In the past, focal points have come from a wide variety of ages, professions and ideologies. Some are former local monitors.
ROLE AS MEDIATOR
Focal Points are mediators between IWA’s CBM program staff and the local communities, construction companies and district authorities. They should regularly communicate community concerns as identified by Local Monitors to the Provincial Office.
They are also the Local Monitor’s first phone call in case of an emergency, conflict or any other situation. They should be extremely careful in making sure that the communities are engaged in a constructive dialogue regarding the projects and do not shift in a conflict.
PROJECT VISIT & PHOTOGRAPHY
Focal Points are supposed to meet with each pair of Local Monitors once a week and visit the site to take photographs of the project. They should handover all project and meeting photos to the Program Officer on a weekly basis.

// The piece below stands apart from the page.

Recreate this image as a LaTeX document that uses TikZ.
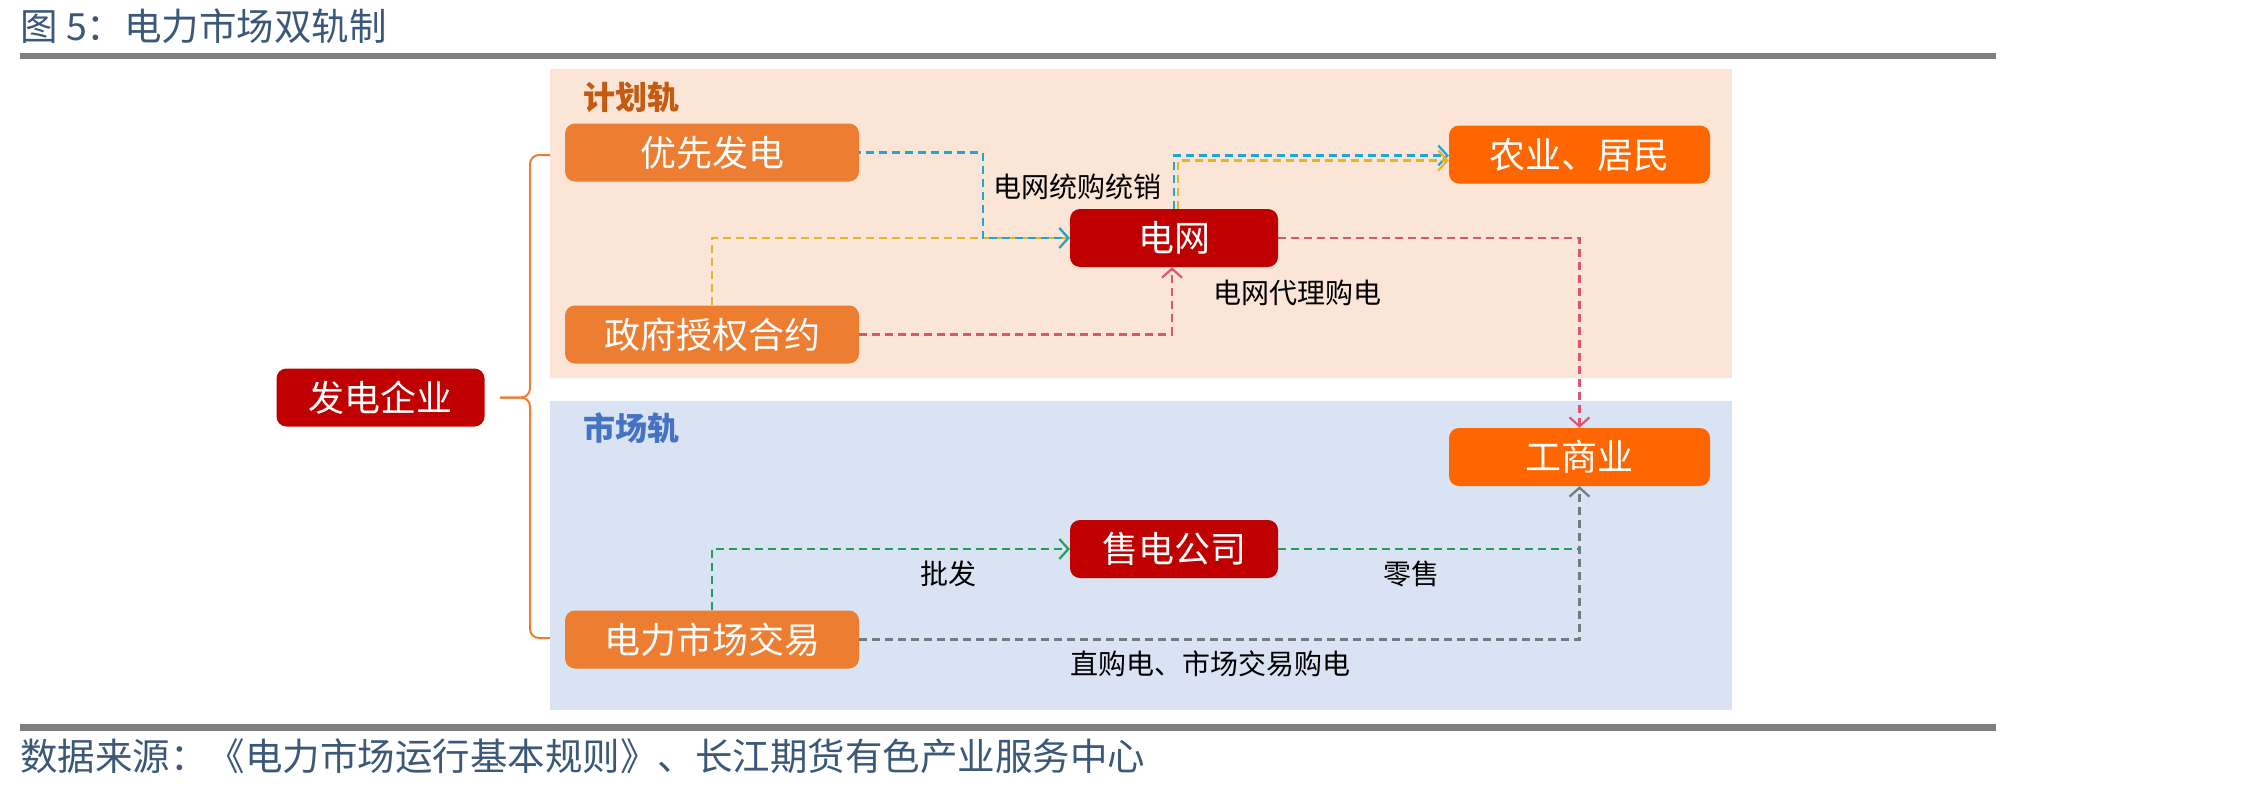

Focal Points are responsible for collecting the weekly report from Local Monitors or helping them write it when necessary. They are also responsible for filling out the focal point monitoring packet for each project with photographs stored separately in a database. All these materials should be given to the Program Officer.

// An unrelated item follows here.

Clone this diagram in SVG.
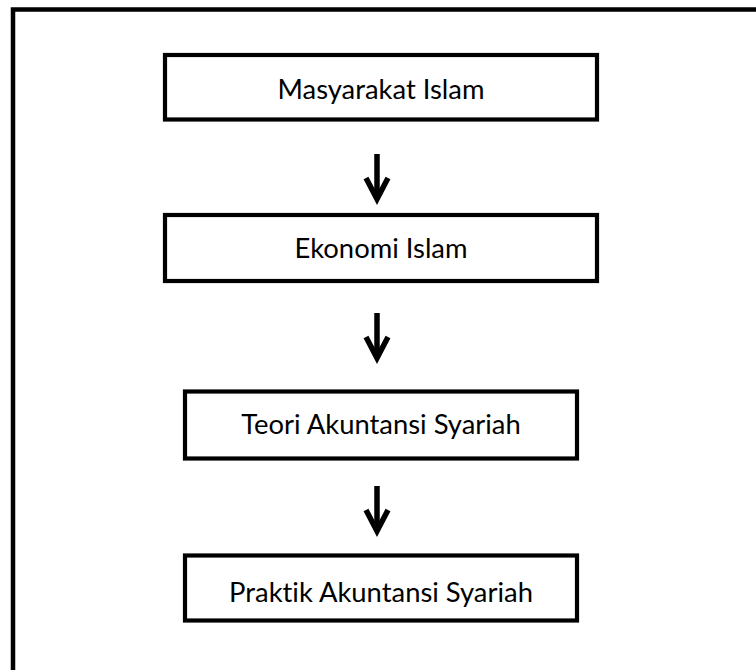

TRAINING WORKSHOP AND BUILDING CAPACITY
Focal Points should participate in and help facilitate the training workshop when necessary. They should train the local monitors on the job. They should also identify the local monitors that will need a refresher course in either social or technical issues, or those that are not able to perform their job.
Two Local Monitors are responsible for monitoring 1 project. They are elected by their local communities during a community meeting. Electing the right monitors is key to the success of any community-based monitoring program.
They should have a certain set of characteristics, be committed to improving their communities and have the time to volunteer.
It is important to encourage the community to consider a wide range of candidates, including youth, women and ethnic minorities that may not be otherwise represented in the local shuras (village councils).